● **EXERCISE REQUIREMENTS**:
Faithfully return all lines, omitting every embedded picture.

>>

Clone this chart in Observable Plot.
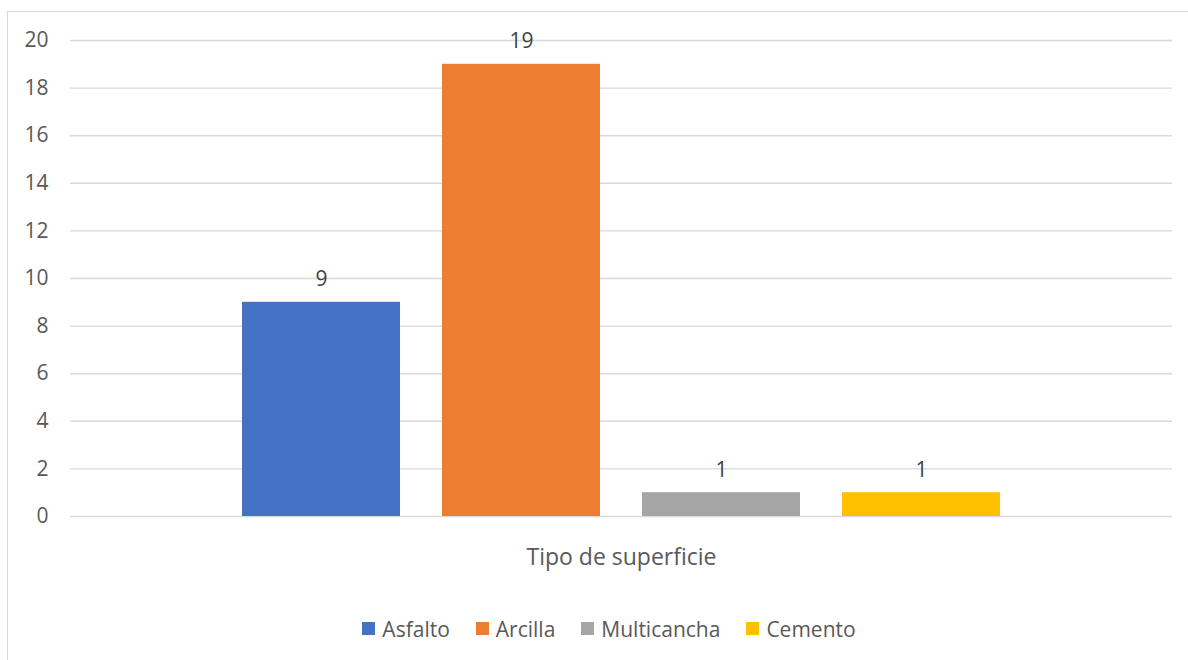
<!DOCTYPE html>
<html>
<head>
<meta charset="utf-8">
<script src="https://cdn.jsdelivr.net/npm/d3@7"></script>
<script src="https://cdn.jsdelivr.net/npm/@observablehq/plot@0.6"></script>
<style>
  html, body { margin: 0; padding: 0; background: #fff; overflow: hidden; }
  #wrap { position: relative; width: 1188px; height: 660px; }
  #frame { position: absolute; left: 7px; top: 11px; width: 1200px; height: 700px; border: 1.5px solid #d9d9d9; box-sizing: border-box; }
  #chart { position: absolute; left: 0; top: 0; }
  #legend { position: absolute; left: 0; top: 612px; width: 1218px; display: flex; justify-content: center; }
  .lg-swatch { margin-right: 26px !important; }
  .lg-swatch:last-child { margin-right: 0 !important; }
  .lg-swatch > svg { margin-right: 7px !important; }
</style>
</head>
<body>
<div id="wrap">
  <div id="frame"></div>
  <div id="chart"></div>
  <div id="legend"></div>
</div>
<script>
const series = ["Asfalto", "Arcilla", "Multicancha", "Cemento"];
const values = [9, 19, 1, 1];
const colors = ["#4472C4", "#ED7D31", "#A5A5A5", "#FFC000"];
const yTicks = [0, 2, 4, 6, 8, 10, 12, 14, 16, 18, 20];
const category = "Tipo de superficie";

const data = series.map((s, i) => ({ serie: s, value: values[i] }));
const font = "'Open Sans', sans-serif";

const chart = Plot.plot({
  width: 1188,
  height: 660,
  marginTop: 40,
  marginBottom: 144,
  marginLeft: 70,
  marginRight: 16,
  style: { fontFamily: font, fontSize: "21px", color: "#595959", background: "transparent" },
  x: { domain: series, paddingInner: 0.21, paddingOuter: 0.86, axis: null },
  y: { domain: [0, 20], ticks: yTicks, label: null, tickSize: 0, tickPadding: 22 },
  color: { domain: series, range: colors },
  marks: [
    Plot.gridY(yTicks, { stroke: "#d9d9d9", strokeOpacity: 1, strokeWidth: 1.4 }),
    Plot.barY(data, { x: "serie", y: "value", fill: "serie" }),
    Plot.text(data, { x: "serie", y: "value", text: d => String(d.value), lineAnchor: "bottom", dy: -16, fill: "#404040", fontSize: 21 }),
    Plot.text([category], { frameAnchor: "bottom", dy: 48, text: d => d, fill: "#595959", fontSize: 23 })
  ]
});
document.getElementById("chart").appendChild(chart);

const legend = Plot.legend({
  color: { domain: series, range: colors },
  className: "lg",
  swatchSize: 13,
  swatchWidth: 13,
  swatchHeight: 13,
  style: { fontFamily: font, fontSize: "21px", color: "#595959" }
});
document.getElementById("legend").appendChild(legend);
</script>
</body>
</html>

<<

● **TASK ANSWER**:
Clone this chart in Observable Plot.
<!DOCTYPE html>
<html>
<head>
<meta charset="utf-8">
<script src="https://cdn.jsdelivr.net/npm/d3@7"></script>
<script src="https://cdn.jsdelivr.net/npm/@observablehq/plot@0.6"></script>
<style>
  html, body { margin: 0; padding: 0; background: #fff; overflow: hidden; }
  #wrap { position: relative; width: 1188px; height: 660px; }
  #frame { position: absolute; left: 7px; top: 11px; width: 1200px; height: 700px; border: 1.5px solid #d9d9d9; box-sizing: border-box; }
  #chart { position: absolute; left: 0; top: 0; }
  #legend { position: absolute; left: 0; top: 612px; width: 1218px; display: flex; justify-content: center; }
  .lg-swatch { margin-right: 26px !important; }
  .lg-swatch:last-child { margin-right: 0 !important; }
  .lg-swatch > svg { margin-right: 7px !important; }
</style>
</head>
<body>
<div id="wrap">
  <div id="frame"></div>
  <div id="chart"></div>
  <div id="legend"></div>
</div>
<script>
const series = ["Asfalto", "Arcilla", "Multicancha", "Cemento"];
const values = [9, 19, 1, 1];
const colors = ["#4472C4", "#ED7D31", "#A5A5A5", "#FFC000"];
const yTicks = [0, 2, 4, 6, 8, 10, 12, 14, 16, 18, 20];
const category = "Tipo de superficie";

const data = series.map((s, i) => ({ serie: s, value: values[i] }));
const font = "'Open Sans', sans-serif";

const chart = Plot.plot({
  width: 1188,
  height: 660,
  marginTop: 40,
  marginBottom: 144,
  marginLeft: 70,
  marginRight: 16,
  style: { fontFamily: font, fontSize: "21px", color: "#595959", background: "transparent" },
  x: { domain: series, paddingInner: 0.21, paddingOuter: 0.86, axis: null },
  y: { domain: [0, 20], ticks: yTicks, label: null, tickSize: 0, tickPadding: 22 },
  color: { domain: series, range: colors },
  marks: [
    Plot.gridY(yTicks, { stroke: "#d9d9d9", strokeOpacity: 1, strokeWidth: 1.4 }),
    Plot.barY(data, { x: "serie", y: "value", fill: "serie" }),
    Plot.text(data, { x: "serie", y: "value", text: d => String(d.value), lineAnchor: "bottom", dy: -16, fill: "#404040", fontSize: 21 }),
    Plot.text([category], { frameAnchor: "bottom", dy: 48, text: d => d, fill: "#595959", fontSize: 23 })
  ]
});
document.getElementById("chart").appendChild(chart);

const legend = Plot.legend({
  color: { domain: series, range: colors },
  className: "lg",
  swatchSize: 13,
  swatchWidth: 13,
  swatchHeight: 13,
  style: { fontFamily: font, fontSize: "21px", color: "#595959" }
});
document.getElementById("legend").appendChild(legend);
</script>
</body>
</html>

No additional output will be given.